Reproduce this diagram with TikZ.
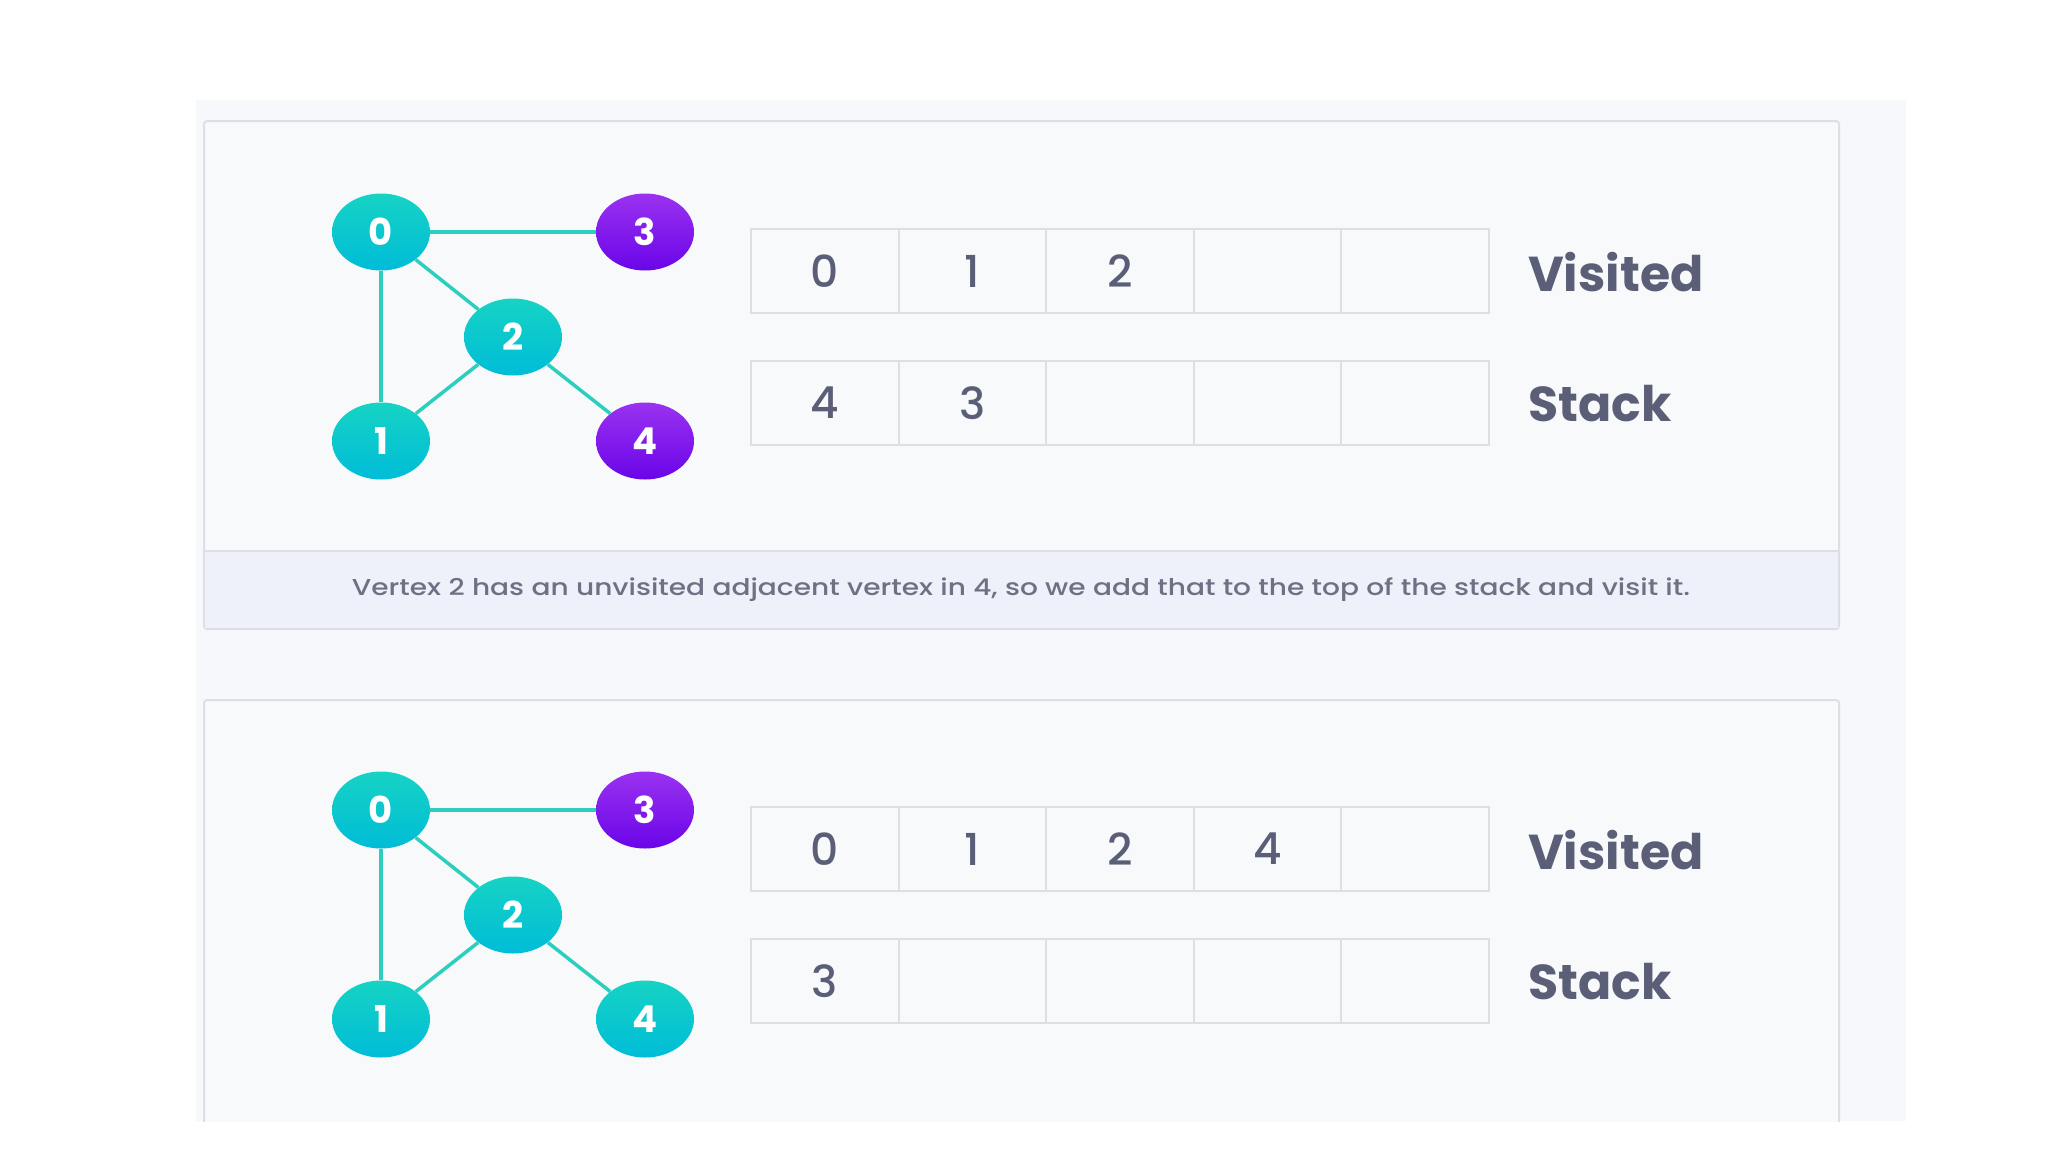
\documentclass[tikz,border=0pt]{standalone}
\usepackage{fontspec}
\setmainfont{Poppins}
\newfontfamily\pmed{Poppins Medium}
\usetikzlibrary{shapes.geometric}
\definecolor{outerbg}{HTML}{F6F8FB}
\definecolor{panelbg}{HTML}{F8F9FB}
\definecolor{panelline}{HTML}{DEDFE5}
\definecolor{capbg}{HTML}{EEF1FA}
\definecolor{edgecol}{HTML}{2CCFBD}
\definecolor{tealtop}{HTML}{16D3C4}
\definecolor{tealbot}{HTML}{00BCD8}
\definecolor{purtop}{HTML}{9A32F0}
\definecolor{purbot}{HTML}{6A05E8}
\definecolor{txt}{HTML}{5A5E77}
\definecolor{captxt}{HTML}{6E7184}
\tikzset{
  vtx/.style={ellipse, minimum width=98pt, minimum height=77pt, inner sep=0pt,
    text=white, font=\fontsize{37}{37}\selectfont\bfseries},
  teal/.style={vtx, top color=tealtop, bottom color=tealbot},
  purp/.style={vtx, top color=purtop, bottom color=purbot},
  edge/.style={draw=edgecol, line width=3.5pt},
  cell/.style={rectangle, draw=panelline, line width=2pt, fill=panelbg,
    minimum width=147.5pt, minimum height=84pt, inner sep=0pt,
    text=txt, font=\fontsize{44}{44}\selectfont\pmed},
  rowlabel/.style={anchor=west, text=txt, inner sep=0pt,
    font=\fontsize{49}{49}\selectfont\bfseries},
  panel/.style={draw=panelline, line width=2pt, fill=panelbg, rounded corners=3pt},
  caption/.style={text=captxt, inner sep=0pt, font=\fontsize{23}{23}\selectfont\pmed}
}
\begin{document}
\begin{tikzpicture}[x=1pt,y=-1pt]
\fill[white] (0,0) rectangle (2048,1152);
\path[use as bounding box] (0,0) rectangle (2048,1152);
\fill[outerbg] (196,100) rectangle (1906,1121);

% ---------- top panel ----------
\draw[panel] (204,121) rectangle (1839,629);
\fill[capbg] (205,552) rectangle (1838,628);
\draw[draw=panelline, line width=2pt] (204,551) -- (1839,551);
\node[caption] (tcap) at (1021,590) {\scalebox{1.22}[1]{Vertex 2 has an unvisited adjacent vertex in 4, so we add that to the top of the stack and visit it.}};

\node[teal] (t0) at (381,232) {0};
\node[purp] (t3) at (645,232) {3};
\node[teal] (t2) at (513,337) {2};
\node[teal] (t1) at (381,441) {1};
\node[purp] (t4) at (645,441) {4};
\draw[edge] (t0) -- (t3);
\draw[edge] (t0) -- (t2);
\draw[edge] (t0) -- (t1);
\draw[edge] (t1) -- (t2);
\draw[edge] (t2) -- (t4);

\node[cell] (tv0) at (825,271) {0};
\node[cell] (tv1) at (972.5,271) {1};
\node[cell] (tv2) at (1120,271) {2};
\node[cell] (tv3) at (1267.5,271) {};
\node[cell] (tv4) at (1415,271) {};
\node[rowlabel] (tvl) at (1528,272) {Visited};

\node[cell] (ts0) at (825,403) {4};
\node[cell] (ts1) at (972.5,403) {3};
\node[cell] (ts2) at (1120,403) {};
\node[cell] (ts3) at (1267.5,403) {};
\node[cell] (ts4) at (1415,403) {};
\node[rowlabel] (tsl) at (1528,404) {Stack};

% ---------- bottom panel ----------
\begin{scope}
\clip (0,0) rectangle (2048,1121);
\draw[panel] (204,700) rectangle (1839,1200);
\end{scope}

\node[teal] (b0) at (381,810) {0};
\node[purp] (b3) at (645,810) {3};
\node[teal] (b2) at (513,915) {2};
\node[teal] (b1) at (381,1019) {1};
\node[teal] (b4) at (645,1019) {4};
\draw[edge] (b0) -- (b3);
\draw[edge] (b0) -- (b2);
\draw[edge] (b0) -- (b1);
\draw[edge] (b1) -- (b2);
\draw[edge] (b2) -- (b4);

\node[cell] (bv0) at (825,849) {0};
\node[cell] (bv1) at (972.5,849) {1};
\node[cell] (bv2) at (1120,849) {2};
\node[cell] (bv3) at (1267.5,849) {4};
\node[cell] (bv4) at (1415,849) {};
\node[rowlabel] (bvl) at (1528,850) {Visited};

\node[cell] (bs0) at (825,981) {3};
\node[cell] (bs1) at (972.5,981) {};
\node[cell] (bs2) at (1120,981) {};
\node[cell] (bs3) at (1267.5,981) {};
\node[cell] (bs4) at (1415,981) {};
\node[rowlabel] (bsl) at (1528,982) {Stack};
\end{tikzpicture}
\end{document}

» **WHAT YOU NEED TO DO**: Without the images, write out each line of the data verbatim.

» **FULL OUTPUT**:
Reproduce this diagram with TikZ.
\documentclass[tikz,border=0pt]{standalone}
\usepackage{fontspec}
\setmainfont{Poppins}
\newfontfamily\pmed{Poppins Medium}
\usetikzlibrary{shapes.geometric}
\definecolor{outerbg}{HTML}{F6F8FB}
\definecolor{panelbg}{HTML}{F8F9FB}
\definecolor{panelline}{HTML}{DEDFE5}
\definecolor{capbg}{HTML}{EEF1FA}
\definecolor{edgecol}{HTML}{2CCFBD}
\definecolor{tealtop}{HTML}{16D3C4}
\definecolor{tealbot}{HTML}{00BCD8}
\definecolor{purtop}{HTML}{9A32F0}
\definecolor{purbot}{HTML}{6A05E8}
\definecolor{txt}{HTML}{5A5E77}
\definecolor{captxt}{HTML}{6E7184}
\tikzset{
  vtx/.style={ellipse, minimum width=98pt, minimum height=77pt, inner sep=0pt,
    text=white, font=\fontsize{37}{37}\selectfont\bfseries},
  teal/.style={vtx, top color=tealtop, bottom color=tealbot},
  purp/.style={vtx, top color=purtop, bottom color=purbot},
  edge/.style={draw=edgecol, line width=3.5pt},
  cell/.style={rectangle, draw=panelline, line width=2pt, fill=panelbg,
    minimum width=147.5pt, minimum height=84pt, inner sep=0pt,
    text=txt, font=\fontsize{44}{44}\selectfont\pmed},
  rowlabel/.style={anchor=west, text=txt, inner sep=0pt,
    font=\fontsize{49}{49}\selectfont\bfseries},
  panel/.style={draw=panelline, line width=2pt, fill=panelbg, rounded corners=3pt},
  caption/.style={text=captxt, inner sep=0pt, font=\fontsize{23}{23}\selectfont\pmed}
}
\begin{document}
\begin{tikzpicture}[x=1pt,y=-1pt]
\fill[white] (0,0) rectangle (2048,1152);
\path[use as bounding box] (0,0) rectangle (2048,1152);
\fill[outerbg] (196,100) rectangle (1906,1121);

% ---------- top panel ----------
\draw[panel] (204,121) rectangle (1839,629);
\fill[capbg] (205,552) rectangle (1838,628);
\draw[draw=panelline, line width=2pt] (204,551) -- (1839,551);
\node[caption] (tcap) at (1021,590) {\scalebox{1.22}[1]{Vertex 2 has an unvisited adjacent vertex in 4, so we add that to the top of the stack and visit it.}};

\node[teal] (t0) at (381,232) {0};
\node[purp] (t3) at (645,232) {3};
\node[teal] (t2) at (513,337) {2};
\node[teal] (t1) at (381,441) {1};
\node[purp] (t4) at (645,441) {4};
\draw[edge] (t0) -- (t3);
\draw[edge] (t0) -- (t2);
\draw[edge] (t0) -- (t1);
\draw[edge] (t1) -- (t2);
\draw[edge] (t2) -- (t4);

\node[cell] (tv0) at (825,271) {0};
\node[cell] (tv1) at (972.5,271) {1};
\node[cell] (tv2) at (1120,271) {2};
\node[cell] (tv3) at (1267.5,271) {};
\node[cell] (tv4) at (1415,271) {};
\node[rowlabel] (tvl) at (1528,272) {Visited};

\node[cell] (ts0) at (825,403) {4};
\node[cell] (ts1) at (972.5,403) {3};
\node[cell] (ts2) at (1120,403) {};
\node[cell] (ts3) at (1267.5,403) {};
\node[cell] (ts4) at (1415,403) {};
\node[rowlabel] (tsl) at (1528,404) {Stack};

% ---------- bottom panel ----------
\begin{scope}
\clip (0,0) rectangle (2048,1121);
\draw[panel] (204,700) rectangle (1839,1200);
\end{scope}

\node[teal] (b0) at (381,810) {0};
\node[purp] (b3) at (645,810) {3};
\node[teal] (b2) at (513,915) {2};
\node[teal] (b1) at (381,1019) {1};
\node[teal] (b4) at (645,1019) {4};
\draw[edge] (b0) -- (b3);
\draw[edge] (b0) -- (b2);
\draw[edge] (b0) -- (b1);
\draw[edge] (b1) -- (b2);
\draw[edge] (b2) -- (b4);

\node[cell] (bv0) at (825,849) {0};
\node[cell] (bv1) at (972.5,849) {1};
\node[cell] (bv2) at (1120,849) {2};
\node[cell] (bv3) at (1267.5,849) {4};
\node[cell] (bv4) at (1415,849) {};
\node[rowlabel] (bvl) at (1528,850) {Visited};

\node[cell] (bs0) at (825,981) {3};
\node[cell] (bs1) at (972.5,981) {};
\node[cell] (bs2) at (1120,981) {};
\node[cell] (bs3) at (1267.5,981) {};
\node[cell] (bs4) at (1415,981) {};
\node[rowlabel] (bsl) at (1528,982) {Stack};
\end{tikzpicture}
\end{document}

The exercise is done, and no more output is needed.